Task description:
In the material below, please retype the lines from the very first through the one with "ax.barh(ypos, values, height=0.58, color=colors, zorder=3)", exactly and without pictures.

Provided data:

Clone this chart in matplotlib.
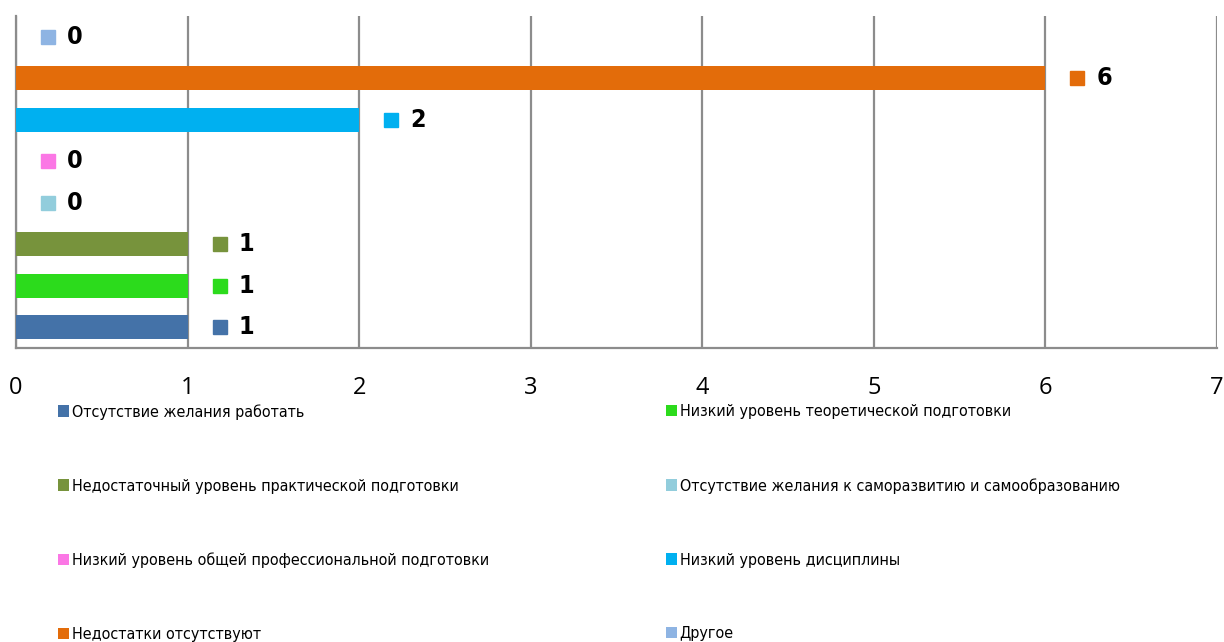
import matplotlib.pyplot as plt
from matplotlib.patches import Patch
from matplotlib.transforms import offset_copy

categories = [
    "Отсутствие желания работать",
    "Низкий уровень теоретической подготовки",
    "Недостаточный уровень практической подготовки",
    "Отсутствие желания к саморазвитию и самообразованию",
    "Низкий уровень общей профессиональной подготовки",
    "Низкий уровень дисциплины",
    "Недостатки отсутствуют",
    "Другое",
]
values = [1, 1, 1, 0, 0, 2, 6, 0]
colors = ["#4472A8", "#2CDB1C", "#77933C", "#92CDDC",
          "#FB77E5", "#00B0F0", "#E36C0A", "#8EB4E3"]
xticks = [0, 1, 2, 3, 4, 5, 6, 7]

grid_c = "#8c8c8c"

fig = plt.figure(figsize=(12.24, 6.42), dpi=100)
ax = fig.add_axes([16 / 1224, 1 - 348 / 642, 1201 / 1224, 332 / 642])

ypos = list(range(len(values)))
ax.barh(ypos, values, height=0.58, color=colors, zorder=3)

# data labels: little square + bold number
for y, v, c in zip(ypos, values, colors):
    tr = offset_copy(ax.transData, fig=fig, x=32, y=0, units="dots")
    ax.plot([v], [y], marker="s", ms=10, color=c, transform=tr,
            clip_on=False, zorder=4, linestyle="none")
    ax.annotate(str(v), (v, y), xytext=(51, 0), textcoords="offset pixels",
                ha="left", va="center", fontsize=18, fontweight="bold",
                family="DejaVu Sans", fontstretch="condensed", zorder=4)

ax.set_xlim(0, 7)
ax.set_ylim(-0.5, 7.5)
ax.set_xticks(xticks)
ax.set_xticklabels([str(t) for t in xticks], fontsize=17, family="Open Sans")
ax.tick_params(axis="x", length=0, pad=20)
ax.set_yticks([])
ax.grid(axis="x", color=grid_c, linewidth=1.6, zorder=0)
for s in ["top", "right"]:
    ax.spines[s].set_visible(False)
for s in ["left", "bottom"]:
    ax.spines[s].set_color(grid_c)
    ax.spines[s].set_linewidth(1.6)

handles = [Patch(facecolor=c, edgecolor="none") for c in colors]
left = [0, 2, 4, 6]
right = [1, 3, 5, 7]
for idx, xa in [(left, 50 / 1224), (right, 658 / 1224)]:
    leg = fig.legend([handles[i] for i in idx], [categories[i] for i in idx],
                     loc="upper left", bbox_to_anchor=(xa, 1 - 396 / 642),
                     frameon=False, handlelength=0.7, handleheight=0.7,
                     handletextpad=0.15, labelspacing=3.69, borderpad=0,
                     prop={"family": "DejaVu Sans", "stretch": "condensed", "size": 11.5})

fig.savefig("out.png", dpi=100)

Solution:
Clone this chart in matplotlib.
import matplotlib.pyplot as plt
from matplotlib.patches import Patch
from matplotlib.transforms import offset_copy

categories = [
    "Отсутствие желания работать",
    "Низкий уровень теоретической подготовки",
    "Недостаточный уровень практической подготовки",
    "Отсутствие желания к саморазвитию и самообразованию",
    "Низкий уровень общей профессиональной подготовки",
    "Низкий уровень дисциплины",
    "Недостатки отсутствуют",
    "Другое",
]
values = [1, 1, 1, 0, 0, 2, 6, 0]
colors = ["#4472A8", "#2CDB1C", "#77933C", "#92CDDC",
          "#FB77E5", "#00B0F0", "#E36C0A", "#8EB4E3"]
xticks = [0, 1, 2, 3, 4, 5, 6, 7]

grid_c = "#8c8c8c"

fig = plt.figure(figsize=(12.24, 6.42), dpi=100)
ax = fig.add_axes([16 / 1224, 1 - 348 / 642, 1201 / 1224, 332 / 642])

ypos = list(range(len(values)))
ax.barh(ypos, values, height=0.58, color=colors, zorder=3)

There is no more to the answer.